▶ _To do_:
Look through the data below. Collect every line where the word "this" occurs.

▶ _Data rows_:
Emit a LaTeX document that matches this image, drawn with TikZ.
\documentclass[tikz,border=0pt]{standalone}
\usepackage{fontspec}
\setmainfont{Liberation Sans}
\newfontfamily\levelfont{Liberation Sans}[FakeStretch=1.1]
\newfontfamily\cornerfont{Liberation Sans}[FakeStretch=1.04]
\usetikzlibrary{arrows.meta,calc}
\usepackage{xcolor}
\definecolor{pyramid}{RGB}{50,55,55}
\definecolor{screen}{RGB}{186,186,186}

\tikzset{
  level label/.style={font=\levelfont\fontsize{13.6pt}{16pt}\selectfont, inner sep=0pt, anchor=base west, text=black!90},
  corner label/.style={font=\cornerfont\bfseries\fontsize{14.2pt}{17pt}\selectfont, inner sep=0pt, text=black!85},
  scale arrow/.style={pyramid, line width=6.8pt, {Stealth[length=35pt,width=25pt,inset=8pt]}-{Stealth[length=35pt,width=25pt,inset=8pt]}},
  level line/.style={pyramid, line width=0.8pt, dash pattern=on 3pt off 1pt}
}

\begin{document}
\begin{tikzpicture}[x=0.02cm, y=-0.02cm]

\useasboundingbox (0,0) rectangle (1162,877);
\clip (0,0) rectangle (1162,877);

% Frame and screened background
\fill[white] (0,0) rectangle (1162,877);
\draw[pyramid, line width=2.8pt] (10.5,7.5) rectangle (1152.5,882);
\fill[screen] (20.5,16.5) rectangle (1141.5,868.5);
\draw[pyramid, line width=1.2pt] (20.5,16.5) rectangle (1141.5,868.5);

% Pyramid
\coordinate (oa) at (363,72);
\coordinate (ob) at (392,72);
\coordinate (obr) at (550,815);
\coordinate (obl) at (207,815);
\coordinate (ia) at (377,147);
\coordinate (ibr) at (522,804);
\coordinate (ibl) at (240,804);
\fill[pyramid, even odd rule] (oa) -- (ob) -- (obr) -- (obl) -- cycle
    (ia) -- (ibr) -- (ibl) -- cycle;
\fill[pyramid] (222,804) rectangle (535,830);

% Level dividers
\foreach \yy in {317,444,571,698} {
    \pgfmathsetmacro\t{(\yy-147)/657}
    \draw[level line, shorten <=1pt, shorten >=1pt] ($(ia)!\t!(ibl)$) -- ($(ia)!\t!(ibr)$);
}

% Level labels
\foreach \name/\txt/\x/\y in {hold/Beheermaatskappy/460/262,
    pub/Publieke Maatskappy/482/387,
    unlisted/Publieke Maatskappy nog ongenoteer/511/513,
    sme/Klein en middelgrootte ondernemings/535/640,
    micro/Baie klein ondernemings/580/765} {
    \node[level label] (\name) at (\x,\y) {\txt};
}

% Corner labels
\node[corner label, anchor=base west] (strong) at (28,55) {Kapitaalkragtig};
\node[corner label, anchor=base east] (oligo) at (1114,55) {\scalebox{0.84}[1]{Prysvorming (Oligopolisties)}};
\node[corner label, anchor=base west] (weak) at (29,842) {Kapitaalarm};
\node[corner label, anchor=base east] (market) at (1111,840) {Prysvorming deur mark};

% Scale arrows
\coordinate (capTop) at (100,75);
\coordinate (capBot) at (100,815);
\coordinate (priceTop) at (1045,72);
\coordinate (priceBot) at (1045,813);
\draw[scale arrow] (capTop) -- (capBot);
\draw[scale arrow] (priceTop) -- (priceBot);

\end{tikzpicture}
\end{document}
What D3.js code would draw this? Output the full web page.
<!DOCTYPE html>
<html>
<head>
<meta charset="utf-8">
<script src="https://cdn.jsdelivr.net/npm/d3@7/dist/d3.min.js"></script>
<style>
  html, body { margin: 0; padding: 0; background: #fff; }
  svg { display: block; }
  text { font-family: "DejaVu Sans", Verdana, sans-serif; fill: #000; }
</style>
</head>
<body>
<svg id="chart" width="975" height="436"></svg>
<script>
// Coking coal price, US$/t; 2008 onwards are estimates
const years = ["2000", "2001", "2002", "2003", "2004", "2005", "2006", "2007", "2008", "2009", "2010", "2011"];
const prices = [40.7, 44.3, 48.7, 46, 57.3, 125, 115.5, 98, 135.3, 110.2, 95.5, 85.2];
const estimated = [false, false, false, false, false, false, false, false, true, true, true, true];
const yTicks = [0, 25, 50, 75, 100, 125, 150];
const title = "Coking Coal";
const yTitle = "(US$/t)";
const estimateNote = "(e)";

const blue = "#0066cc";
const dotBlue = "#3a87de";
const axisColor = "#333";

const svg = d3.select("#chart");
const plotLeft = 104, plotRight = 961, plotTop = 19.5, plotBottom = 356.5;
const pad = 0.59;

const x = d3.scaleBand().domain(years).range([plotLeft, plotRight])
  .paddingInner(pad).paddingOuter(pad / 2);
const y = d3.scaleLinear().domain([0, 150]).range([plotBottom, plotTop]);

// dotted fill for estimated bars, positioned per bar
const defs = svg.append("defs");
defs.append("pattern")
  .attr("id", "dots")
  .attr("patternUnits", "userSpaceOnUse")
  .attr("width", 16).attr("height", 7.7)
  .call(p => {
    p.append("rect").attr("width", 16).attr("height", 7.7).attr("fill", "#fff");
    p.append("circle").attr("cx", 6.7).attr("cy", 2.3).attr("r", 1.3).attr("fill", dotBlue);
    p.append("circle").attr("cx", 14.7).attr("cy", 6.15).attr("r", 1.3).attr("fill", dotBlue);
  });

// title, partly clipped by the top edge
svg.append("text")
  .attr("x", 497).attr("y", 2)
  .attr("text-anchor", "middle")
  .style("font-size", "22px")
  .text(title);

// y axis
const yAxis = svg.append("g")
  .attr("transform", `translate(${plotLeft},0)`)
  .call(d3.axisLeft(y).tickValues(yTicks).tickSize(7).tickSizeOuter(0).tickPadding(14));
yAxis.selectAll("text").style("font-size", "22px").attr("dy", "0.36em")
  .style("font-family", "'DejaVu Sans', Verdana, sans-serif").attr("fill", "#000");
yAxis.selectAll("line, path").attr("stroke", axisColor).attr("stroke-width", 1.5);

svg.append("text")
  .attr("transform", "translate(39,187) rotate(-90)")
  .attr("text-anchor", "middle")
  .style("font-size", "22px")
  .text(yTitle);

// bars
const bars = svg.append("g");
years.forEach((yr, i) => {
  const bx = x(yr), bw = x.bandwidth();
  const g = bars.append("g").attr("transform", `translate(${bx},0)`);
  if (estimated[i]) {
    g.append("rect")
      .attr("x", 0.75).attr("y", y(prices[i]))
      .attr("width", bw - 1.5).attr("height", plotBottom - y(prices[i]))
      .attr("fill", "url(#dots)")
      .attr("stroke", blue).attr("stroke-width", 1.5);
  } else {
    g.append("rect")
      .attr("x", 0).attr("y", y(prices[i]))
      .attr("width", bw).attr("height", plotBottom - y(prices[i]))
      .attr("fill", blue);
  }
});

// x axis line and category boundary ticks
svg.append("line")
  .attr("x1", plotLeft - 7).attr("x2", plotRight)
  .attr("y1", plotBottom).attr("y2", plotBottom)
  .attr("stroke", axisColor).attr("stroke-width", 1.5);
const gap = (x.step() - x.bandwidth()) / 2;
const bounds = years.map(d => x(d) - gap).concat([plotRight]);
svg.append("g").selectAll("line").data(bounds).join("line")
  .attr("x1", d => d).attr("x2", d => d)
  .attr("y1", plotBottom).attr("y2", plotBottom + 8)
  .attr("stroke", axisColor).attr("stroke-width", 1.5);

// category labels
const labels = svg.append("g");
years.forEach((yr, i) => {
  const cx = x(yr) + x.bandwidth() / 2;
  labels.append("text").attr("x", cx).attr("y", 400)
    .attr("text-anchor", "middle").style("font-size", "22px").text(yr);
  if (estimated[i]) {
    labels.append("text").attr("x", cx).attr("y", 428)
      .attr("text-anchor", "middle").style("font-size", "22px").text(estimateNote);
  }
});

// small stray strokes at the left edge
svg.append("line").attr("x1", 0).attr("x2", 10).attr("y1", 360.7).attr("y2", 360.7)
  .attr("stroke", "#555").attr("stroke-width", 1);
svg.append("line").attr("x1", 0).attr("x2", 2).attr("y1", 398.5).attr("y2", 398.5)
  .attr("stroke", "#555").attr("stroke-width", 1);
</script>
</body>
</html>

▶ _Response_:
Emit a LaTeX document that matches this image, drawn with TikZ.
What D3.js code would draw this? Output the full web page.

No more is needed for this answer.